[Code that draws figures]
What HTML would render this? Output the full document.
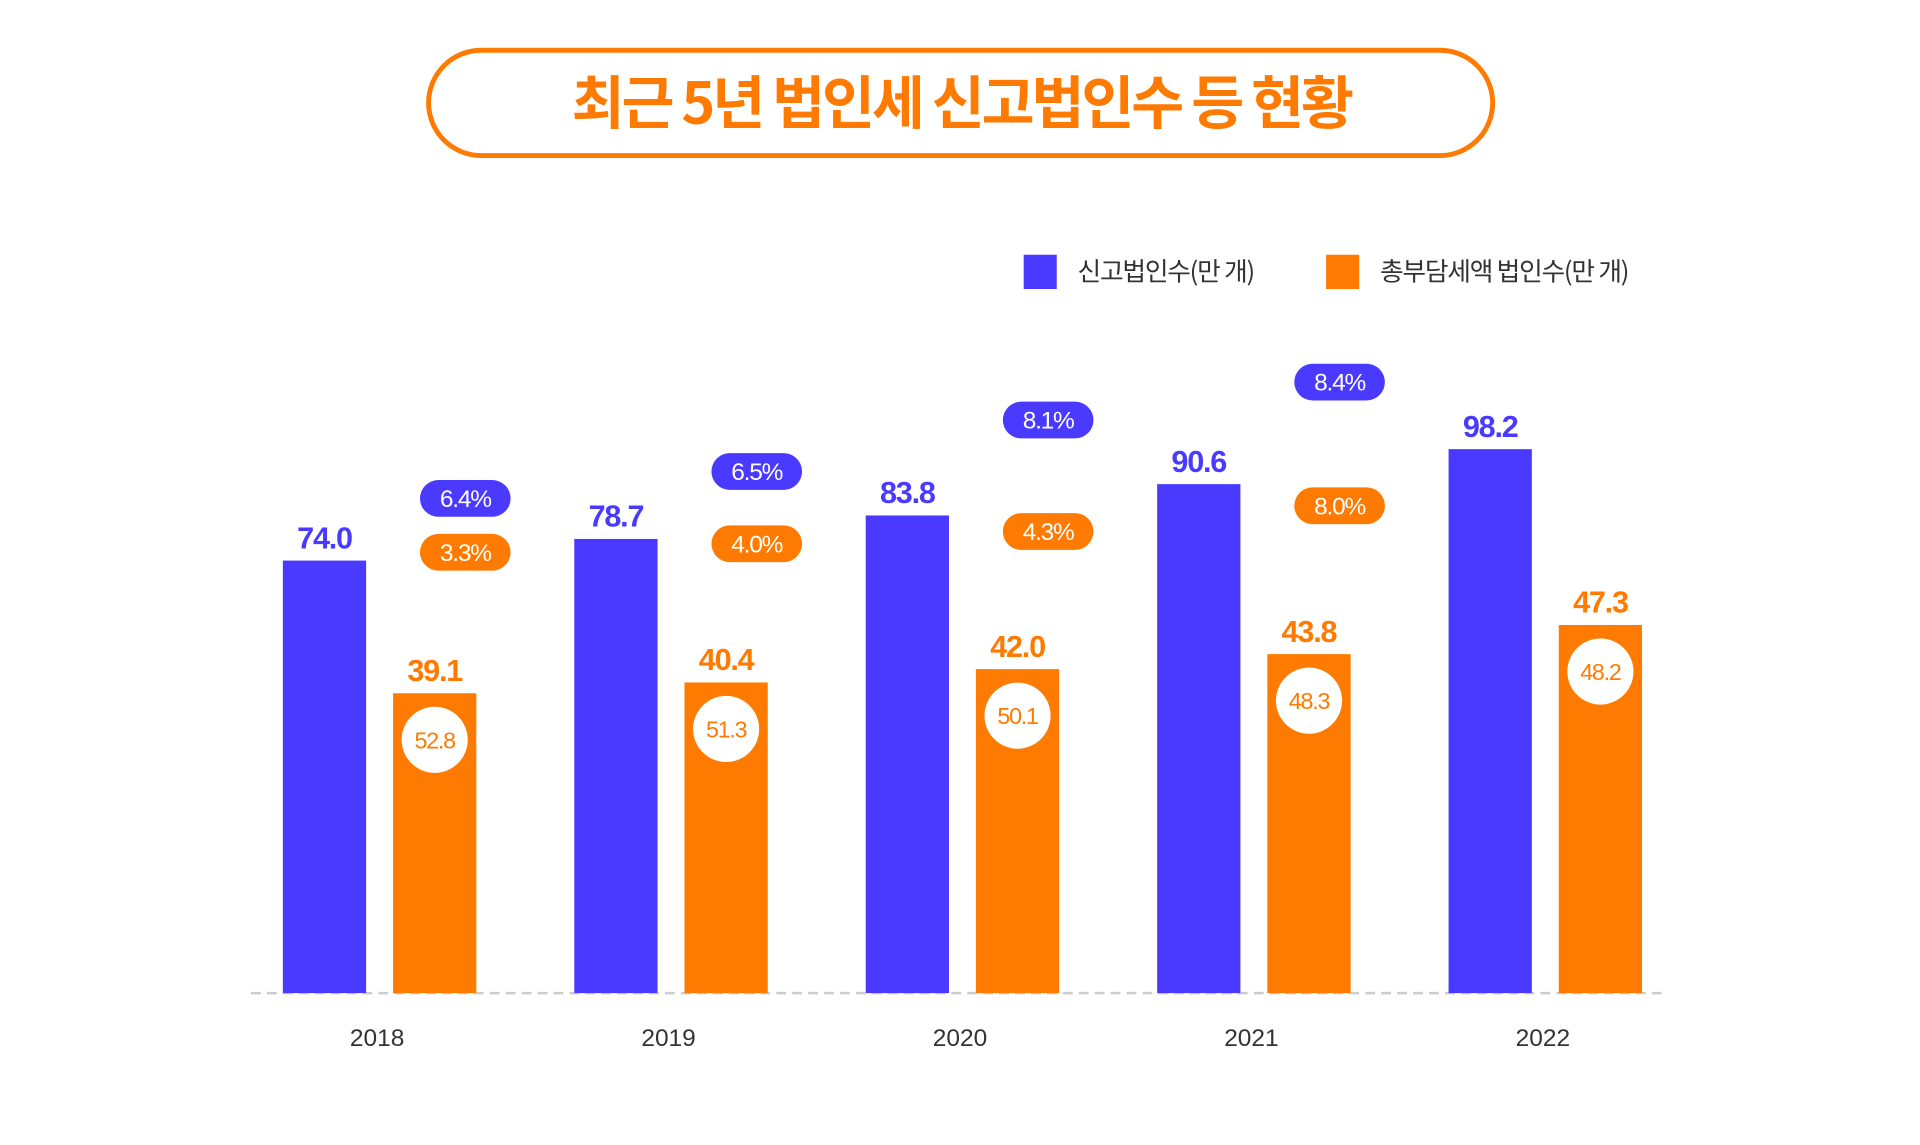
<!DOCTYPE html>
<html><head><meta charset="utf-8"><style>
html,body{margin:0;padding:0;background:#fff;}
svg{display:block;font-family:"Liberation Sans","Noto Sans CJK KR",sans-serif;}
</style></head><body>
<svg id="chart" width="1920" height="1145" viewBox="0 0 1568 935" xmlns="http://www.w3.org/2000/svg">
<rect x="350" y="41" width="869" height="86" rx="43" fill="#fff" stroke="#FF7A00" stroke-width="4"/>
<text x="785" y="101" text-anchor="middle" font-size="47" font-weight="bold" fill="#FF7A00" font-family="'Noto Sans CJK KR',sans-serif" letter-spacing="-2.5">최근 5년 법인세 신고법인수 등 현황</text>
<g>
<rect x="836" y="208" width="27" height="28" fill="#4A3AFF"/>
<text x="880" y="229" font-size="21" fill="#333" font-family="'Noto Sans CJK KR',sans-serif" letter-spacing="-1">신고법인수(만 개)</text>
<rect x="1083" y="208" width="27" height="28" fill="#FF7A00"/>
<text x="1127" y="229" font-size="21" fill="#333" font-family="'Noto Sans CJK KR',sans-serif" letter-spacing="-1">총부담세액 법인수(만 개)</text>
</g>
<line x1="205" y1="811" x2="1362" y2="811" stroke="#ccc" stroke-width="2" stroke-dasharray="8,5"/>
<g id="marks"></g>
</svg>
<script>
const years = ["2018","2019","2020","2021","2022"];
const filed = [74.0, 78.7, 83.8, 90.6, 98.2];
const taxpaying = [39.1, 40.4, 42.0, 43.8, 47.3];
const ratio = ["52.8","51.3","50.1","48.3","48.2"];
const filedGrowth = ["6.4%","6.5%","8.1%","8.4%"];
const taxGrowth = ["3.3%","4.0%","4.3%","8.0%"];

const NS="http://www.w3.org/2000/svg";
const g=document.getElementById('marks');
const base=811;
function hBlue(v){return 75+v*3.76;}
function hOrange(v){return -21+v*6.8;}
function xCenter(i){return 308+i*238;}
function mk(tag,attrs,txt){const e=document.createElementNS(NS,tag);for(const k in attrs)e.setAttribute(k,attrs[k]);if(txt!==undefined)e.textContent=txt;g.appendChild(e);return e;}
const BW=68;
years.forEach((y,i)=>{
  const c=xCenter(i);
  const bt=base-hBlue(filed[i]);
  let e=mk('rect',{x:c-77,y:bt,width:BW,height:base-bt,fill:'#4A3AFF'});
  
  
  e=mk('text',{x:c-43,y:bt-10,'text-anchor':'middle','font-size':25,'font-weight':'bold',fill:'#4A3AFF','letter-spacing':'-1'},filed[i].toFixed(1));
  
  
  const ot=base-hOrange(taxpaying[i]);
  e=mk('rect',{x:c+13,y:ot,width:BW,height:base-ot,fill:'#FF7A00'});
  
  
  e=mk('text',{x:c+47,y:ot-10,'text-anchor':'middle','font-size':25,'font-weight':'bold',fill:'#FF7A00','letter-spacing':'-1'},taxpaying[i].toFixed(1));
  
  
  e=mk('circle',{cx:c+47,cy:ot+38,r:27,fill:'#fff'});
  
  
  e=mk('text',{x:c+47,y:ot+45,'text-anchor':'middle','font-size':19,fill:'#FF7A00','letter-spacing':'-1'},ratio[i]);
  
  
  e=mk('text',{x:c,y:854,'text-anchor':'middle','font-size':20,fill:'#333'},y);
  
  
});
const bluePillY=[407,385,343,312];
const orangePillY=[451,444,434,413];
filedGrowth.forEach((t,i)=>{
  const c=xCenter(i)+72;
  let e=mk('rect',{x:c-37,y:bluePillY[i]-15,width:74,height:30,rx:15,fill:'#4A3AFF'});
  
  
  e=mk('text',{x:c,y:bluePillY[i]+7,'text-anchor':'middle','font-size':20,fill:'#fff','letter-spacing':'-1'},t);
  
  
  e=mk('rect',{x:c-37,y:orangePillY[i]-15,width:74,height:30,rx:15,fill:'#FF7A00'});
  
  
  e=mk('text',{x:c,y:orangePillY[i]+7,'text-anchor':'middle','font-size':20,fill:'#fff','letter-spacing':'-1'},taxGrowth[i]);
  
  
});
</script>
</body></html>
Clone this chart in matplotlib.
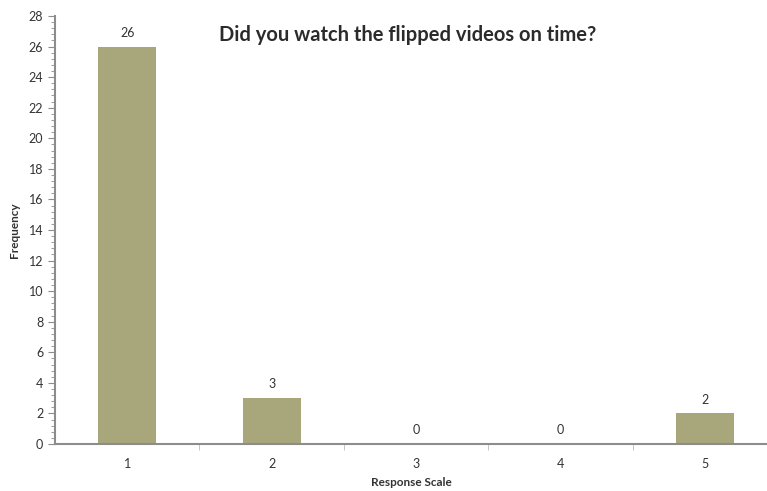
import matplotlib.pyplot as plt
from matplotlib.ticker import MultipleLocator

# survey responses
scale = [1, 2, 3, 4, 5]
counts = [26, 3, 0, 0, 2]

plt.rcParams['font.family'] = ['Lato', 'DejaVu Sans']
axis_col = '#8c8c8c'
text_col = '#333333'

fig = plt.figure(figsize=(7.67, 4.91), dpi=100)
ax = fig.add_axes([55 / 767, 47 / 491, 712 / 767, 428 / 491])

ax.bar(scale, counts, width=0.4, color='#a8a67b', zorder=2)
for x, c in zip(scale, counts):
    ax.text(x, c + 0.5, str(c), ha='center', va='bottom', fontsize=9, color=text_col)

ax.set_xlim(0.5, 5.43)
ax.set_ylim(0, 28)
ax.yaxis.set_major_locator(MultipleLocator(2))
ax.yaxis.set_minor_locator(MultipleLocator(0.4))
ax.set_xticks(scale)
ax.set_xticks([1.5, 2.5, 3.5, 4.5], minor=True)

for s in ['top', 'right']:
    ax.spines[s].set_visible(False)
for s in ['left', 'bottom']:
    ax.spines[s].set_color(axis_col)
    ax.spines[s].set_linewidth(1.5)

ax.tick_params(axis='y', which='major', length=5, color=axis_col, labelsize=9, labelcolor=text_col)
ax.tick_params(axis='y', which='minor', length=3, color=axis_col)
ax.tick_params(axis='x', which='major', length=0, labelsize=9, labelcolor=text_col, pad=10)
ax.tick_params(axis='x', which='minor', length=4, color='#bbbbbb')

ax.set_ylabel('Frequency', fontsize=8.5, fontweight='bold', color=text_col, labelpad=6)
ax.set_xlabel('Response Scale', fontsize=8.5, fontweight='bold', color=text_col, labelpad=5)

fig.text(408 / 767, 1 - 35 / 491, 'Did you watch the flipped videos on time?',
         ha='center', va='center', fontsize=14.5, fontweight='bold', color='#2b2b2b')

fig.savefig('out.png', dpi=100)
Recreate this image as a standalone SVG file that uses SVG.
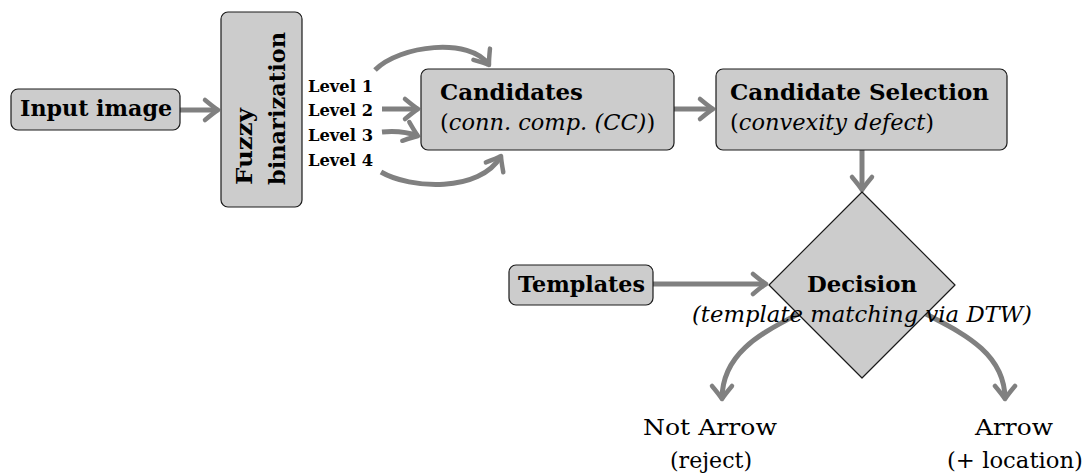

▶ Written request: Transcribe the records above exactly, omitting every picture they contain.

▶ Result for this exercise:
What HTML would render this? Output the full document.
<!DOCTYPE html>
<html><head><meta charset="utf-8"><style>
html,body{margin:0;padding:0;background:#fff;}
svg{display:block;font-family:"Liberation Sans","Noto Sans CJK KR",sans-serif;}
</style></head><body>
<svg id="chart" width="1920" height="1145" viewBox="0 0 1568 935" xmlns="http://www.w3.org/2000/svg">
<rect x="350" y="41" width="869" height="86" rx="43" fill="#fff" stroke="#FF7A00" stroke-width="4"/>
<text x="785" y="101" text-anchor="middle" font-size="47" font-weight="bold" fill="#FF7A00" font-family="'Noto Sans CJK KR',sans-serif" letter-spacing="-2.5">최근 5년 법인세 신고법인수 등 현황</text>
<g>
<rect x="836" y="208" width="27" height="28" fill="#4A3AFF"/>
<text x="880" y="229" font-size="21" fill="#333" font-family="'Noto Sans CJK KR',sans-serif" letter-spacing="-1">신고법인수(만 개)</text>
<rect x="1083" y="208" width="27" height="28" fill="#FF7A00"/>
<text x="1127" y="229" font-size="21" fill="#333" font-family="'Noto Sans CJK KR',sans-serif" letter-spacing="-1">총부담세액 법인수(만 개)</text>
</g>
<line x1="205" y1="811" x2="1362" y2="811" stroke="#ccc" stroke-width="2" stroke-dasharray="8,5"/>
<g id="marks"></g>
</svg>
<script>
const years = ["2018","2019","2020","2021","2022"];
const filed = [74.0, 78.7, 83.8, 90.6, 98.2];
const taxpaying = [39.1, 40.4, 42.0, 43.8, 47.3];
const ratio = ["52.8","51.3","50.1","48.3","48.2"];
const filedGrowth = ["6.4%","6.5%","8.1%","8.4%"];
const taxGrowth = ["3.3%","4.0%","4.3%","8.0%"];

const NS="http://www.w3.org/2000/svg";
const g=document.getElementById('marks');
const base=811;
function hBlue(v){return 75+v*3.76;}
function hOrange(v){return -21+v*6.8;}
function xCenter(i){return 308+i*238;}
function mk(tag,attrs,txt){const e=document.createElementNS(NS,tag);for(const k in attrs)e.setAttribute(k,attrs[k]);if(txt!==undefined)e.textContent=txt;g.appendChild(e);return e;}
const BW=68;
years.forEach((y,i)=>{
  const c=xCenter(i);
  const bt=base-hBlue(filed[i]);
  let e=mk('rect',{x:c-77,y:bt,width:BW,height:base-bt,fill:'#4A3AFF'});
  
  
  e=mk('text',{x:c-43,y:bt-10,'text-anchor':'middle','font-size':25,'font-weight':'bold',fill:'#4A3AFF','letter-spacing':'-1'},filed[i].toFixed(1));
  
  
  const ot=base-hOrange(taxpaying[i]);
  e=mk('rect',{x:c+13,y:ot,width:BW,height:base-ot,fill:'#FF7A00'});
  
  
  e=mk('text',{x:c+47,y:ot-10,'text-anchor':'middle','font-size':25,'font-weight':'bold',fill:'#FF7A00','letter-spacing':'-1'},taxpaying[i].toFixed(1));
  
  
  e=mk('circle',{cx:c+47,cy:ot+38,r:27,fill:'#fff'});
  
  
  e=mk('text',{x:c+47,y:ot+45,'text-anchor':'middle','font-size':19,fill:'#FF7A00','letter-spacing':'-1'},ratio[i]);
  
  
  e=mk('text',{x:c,y:854,'text-anchor':'middle','font-size':20,fill:'#333'},y);
  
  
});
const bluePillY=[407,385,343,312];
const orangePillY=[451,444,434,413];
filedGrowth.forEach((t,i)=>{
  const c=xCenter(i)+72;
  let e=mk('rect',{x:c-37,y:bluePillY[i]-15,width:74,height:30,rx:15,fill:'#4A3AFF'});
  
  
  e=mk('text',{x:c,y:bluePillY[i]+7,'text-anchor':'middle','font-size':20,fill:'#fff','letter-spacing':'-1'},t);
  
  
  e=mk('rect',{x:c-37,y:orangePillY[i]-15,width:74,height:30,rx:15,fill:'#FF7A00'});
  
  
  e=mk('text',{x:c,y:orangePillY[i]+7,'text-anchor':'middle','font-size':20,fill:'#fff','letter-spacing':'-1'},taxGrowth[i]);
  
  
});
</script>
</body></html>
Clone this chart in matplotlib.
import matplotlib.pyplot as plt
from matplotlib.ticker import MultipleLocator

# survey responses
scale = [1, 2, 3, 4, 5]
counts = [26, 3, 0, 0, 2]

plt.rcParams['font.family'] = ['Lato', 'DejaVu Sans']
axis_col = '#8c8c8c'
text_col = '#333333'

fig = plt.figure(figsize=(7.67, 4.91), dpi=100)
ax = fig.add_axes([55 / 767, 47 / 491, 712 / 767, 428 / 491])

ax.bar(scale, counts, width=0.4, color='#a8a67b', zorder=2)
for x, c in zip(scale, counts):
    ax.text(x, c + 0.5, str(c), ha='center', va='bottom', fontsize=9, color=text_col)

ax.set_xlim(0.5, 5.43)
ax.set_ylim(0, 28)
ax.yaxis.set_major_locator(MultipleLocator(2))
ax.yaxis.set_minor_locator(MultipleLocator(0.4))
ax.set_xticks(scale)
ax.set_xticks([1.5, 2.5, 3.5, 4.5], minor=True)

for s in ['top', 'right']:
    ax.spines[s].set_visible(False)
for s in ['left', 'bottom']:
    ax.spines[s].set_color(axis_col)
    ax.spines[s].set_linewidth(1.5)

ax.tick_params(axis='y', which='major', length=5, color=axis_col, labelsize=9, labelcolor=text_col)
ax.tick_params(axis='y', which='minor', length=3, color=axis_col)
ax.tick_params(axis='x', which='major', length=0, labelsize=9, labelcolor=text_col, pad=10)
ax.tick_params(axis='x', which='minor', length=4, color='#bbbbbb')

ax.set_ylabel('Frequency', fontsize=8.5, fontweight='bold', color=text_col, labelpad=6)
ax.set_xlabel('Response Scale', fontsize=8.5, fontweight='bold', color=text_col, labelpad=5)

fig.text(408 / 767, 1 - 35 / 491, 'Did you watch the flipped videos on time?',
         ha='center', va='center', fontsize=14.5, fontweight='bold', color='#2b2b2b')

fig.savefig('out.png', dpi=100)
Recreate this image as a standalone SVG file that uses SVG.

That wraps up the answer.